--- start ---
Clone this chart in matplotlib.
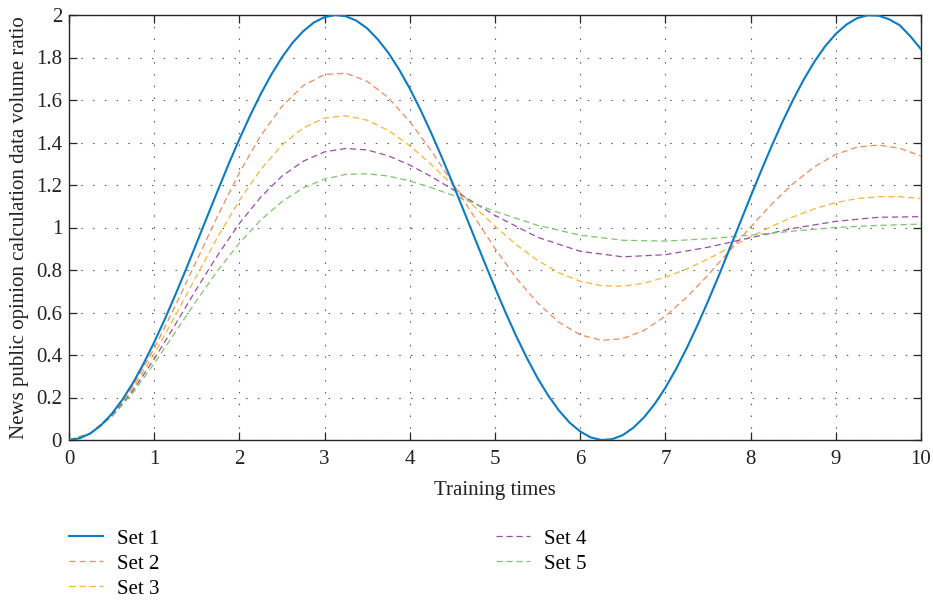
import matplotlib
matplotlib.use("Agg")
import matplotlib.pyplot as plt
from matplotlib.ticker import FuncFormatter

# ---------------- data ----------------
t_q = [0, 0.25, 0.5, 0.75, 1, 1.25, 1.5, 1.75, 2, 2.25, 2.5, 2.75, 3, 3.25, 3.5, 3.75,
       4, 4.25, 4.5, 4.75, 5, 5.25, 5.5, 5.75, 6, 6.25, 6.5, 6.75, 7, 7.25, 7.5, 7.75,
       8, 8.25, 8.5, 8.75, 9, 9.25, 9.5, 9.75, 10]

set1_t = [0, 0.125, 0.25, 0.375, 0.5, 0.625, 0.75, 0.875, 1, 1.125, 1.25, 1.375, 1.5,
          1.625, 1.75, 1.875, 2, 2.125, 2.25, 2.375, 2.5, 2.625, 2.75, 2.875, 3, 3.125,
          3.25, 3.375, 3.5, 3.625, 3.75, 3.875, 4, 4.125, 4.25, 4.375, 4.5, 4.625, 4.75,
          4.875, 5, 5.125, 5.25, 5.375, 5.5, 5.625, 5.75, 5.875, 6, 6.125, 6.25, 6.375,
          6.5, 6.625, 6.75, 6.875, 7, 7.125, 7.25, 7.375, 7.5, 7.625, 7.75, 7.875, 8,
          8.125, 8.25, 8.375, 8.5, 8.625, 8.75, 8.875, 9, 9.125, 9.25, 9.375, 9.5, 9.625,
          9.75, 9.875, 10]
set1_y = [0, 0.008, 0.031, 0.069, 0.122, 0.189, 0.268, 0.359, 0.460, 0.569, 0.685, 0.805,
          0.929, 1.054, 1.178, 1.300, 1.416, 1.526, 1.628, 1.720, 1.801, 1.870, 1.924, 1.965,
          1.990, 2.000, 1.994, 1.973, 1.937, 1.885, 1.821, 1.743, 1.654, 1.554, 1.446, 1.331,
          1.211, 1.087, 0.962, 0.838, 0.716, 0.599, 0.488, 0.385, 0.291, 0.209, 0.139, 0.082,
          0.040, 0.012, 0.000, 0.004, 0.023, 0.058, 0.107, 0.170, 0.246, 0.334, 0.432, 0.539,
          0.653, 0.772, 0.896, 1.021, 1.146, 1.268, 1.386, 1.498, 1.602, 1.697, 1.781, 1.853,
          1.911, 1.955, 1.985, 1.999, 1.997, 1.980, 1.952, 1.900, 1.839]

set2_y = [0, 0.031, 0.119, 0.256, 0.431, 0.633, 0.846, 1.059, 1.258, 1.432, 1.570, 1.668,
          1.720, 1.726, 1.688, 1.610, 1.498, 1.362, 1.211, 1.054, 0.901, 0.762, 0.645, 0.554,
          0.495, 0.469, 0.477, 0.516, 0.583, 0.672, 0.776, 0.889, 1.003, 1.111, 1.207, 1.286,
          1.344, 1.378, 1.388, 1.373, 1.337]

set3_y = [0, 0.030, 0.115, 0.244, 0.405, 0.586, 0.775, 0.959, 1.128, 1.273, 1.388, 1.469,
          1.515, 1.526, 1.505, 1.456, 1.385, 1.297, 1.201, 1.101, 1.006, 0.919, 0.845, 0.787,
          0.747, 0.726, 0.724, 0.738, 0.766, 0.805, 0.852, 0.904, 0.956, 1.006, 1.050, 1.088,
          1.117, 1.136, 1.145, 1.145, 1.136]

set4_t = [0, 0.25, 0.5, 0.75, 1, 1.25, 1.5, 1.75, 2, 2.25, 2.5, 2.75, 3, 3.25, 3.5, 3.75,
          4, 4.25, 4.5, 4.75, 5, 5.5, 6, 6.5, 7, 7.5, 8, 8.5, 9, 9.5, 10]
set4_y = [0, 0.030, 0.111, 0.233, 0.381, 0.545, 0.713, 0.873, 1.019, 1.143, 1.242, 1.312,
          1.356, 1.372, 1.365, 1.337, 1.294, 1.240, 1.180, 1.118, 1.057, 0.954, 0.888, 0.862,
          0.872, 0.907, 0.952, 0.996, 1.029, 1.048, 1.051]

set5_t = [0, 0.25, 0.5, 0.75, 1, 1.25, 1.5, 1.75, 2, 2.25, 2.5, 2.75, 3, 3.25, 3.5, 3.75,
          4, 4.25, 4.5, 5, 5.5, 6, 6.5, 7, 7.5, 8, 8.5, 9, 9.5, 10]
set5_y = [0, 0.029, 0.108, 0.222, 0.360, 0.509, 0.658, 0.800, 0.927, 1.035, 1.122, 1.186,
          1.228, 1.250, 1.253, 1.242, 1.219, 1.188, 1.152, 1.076, 1.010, 0.964, 0.940, 0.936,
          0.947, 0.964, 0.983, 1.000, 1.010, 1.016]

series_labels = ["Set 1", "Set 2", "Set 3", "Set 4", "Set 5"]
x_ticks = [0, 1, 2, 3, 4, 5, 6, 7, 8, 9, 10]
y_ticks = [0, 0.2, 0.4, 0.6, 0.8, 1.0, 1.2, 1.4, 1.6, 1.8, 2.0]
x_label = "Training times"
y_label = "News public opinion calculation data volume ratio"

# ---------------- style ----------------
plt.rcParams["font.family"] = ["Liberation Serif", "DejaVu Serif"]
FS = 15

fig = plt.figure(figsize=(9.33, 6.0), dpi=100)
W, H = 933, 600
ax = fig.add_axes([69 / W, 1 - 440 / H, (921 - 69) / W, (440 - 15) / H])

c1, c2, c3, c4, c5 = "#0A7CC4", "#F08A5D", "#F9B437", "#9B4DA8", "#7DC66B"
dash = (5, 3)

ax.plot(set1_t, set1_y, color=c1, lw=1.5, label=series_labels[0], zorder=5)
ax.plot(t_q, set2_y, color=c2, lw=0.9, dashes=dash, label=series_labels[1], zorder=4)
ax.plot(t_q, set3_y, color=c3, lw=0.9, dashes=dash, label=series_labels[2], zorder=4)
ax.plot(set4_t, set4_y, color=c4, lw=0.9, dashes=dash, label=series_labels[3], zorder=4)
ax.plot(set5_t, set5_y, color=c5, lw=0.9, dashes=dash, label=series_labels[4], zorder=4)

ax.set_xlim(0, 10)
ax.set_ylim(0, 2)
ax.set_xticks(x_ticks)
ax.set_yticks(y_ticks)
ax.yaxis.set_major_formatter(FuncFormatter(lambda v, p: "%g" % round(v, 2)))

ax.grid(True, color="#555555", lw=0.8, linestyle=(0, (1.3, 9.3)))
ax.set_axisbelow(True)

for s in ax.spines.values():
    s.set_color("#262626")
    s.set_linewidth(1.0)

ax.tick_params(direction="in", length=5.8, width=0.9, top=True, right=True,
               labelsize=FS, colors="#262626", labelcolor="#222222")
ax.tick_params(axis="x", pad=7)
ax.tick_params(axis="y", pad=5)

ax.set_xlabel(x_label, fontsize=FS, labelpad=9, color="#222222")
ax.set_ylabel(y_label, fontsize=FS, labelpad=5, color="#222222")

handles, labels = ax.get_legend_handles_labels()
fig.legend(handles, labels, ncol=2, loc="upper left",
           bbox_to_anchor=(69 / W, 1 - 529 / H), frameon=False, fontsize=FS,
           handlelength=1.63, handletextpad=0.67, columnspacing=16.15,
           labelspacing=0.26, borderpad=0, borderaxespad=0)

fig.savefig("out.png", dpi=100)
--- end ---
- _GOAL_
Copy nothing but the lines from the top of the material through the line holding "from matplotlib.ticker import FuncFormatter", exactly as written; omit pictures.

- _FINISHED EXERCISE_
Clone this chart in matplotlib.
import matplotlib
matplotlib.use("Agg")
import matplotlib.pyplot as plt
from matplotlib.ticker import FuncFormatter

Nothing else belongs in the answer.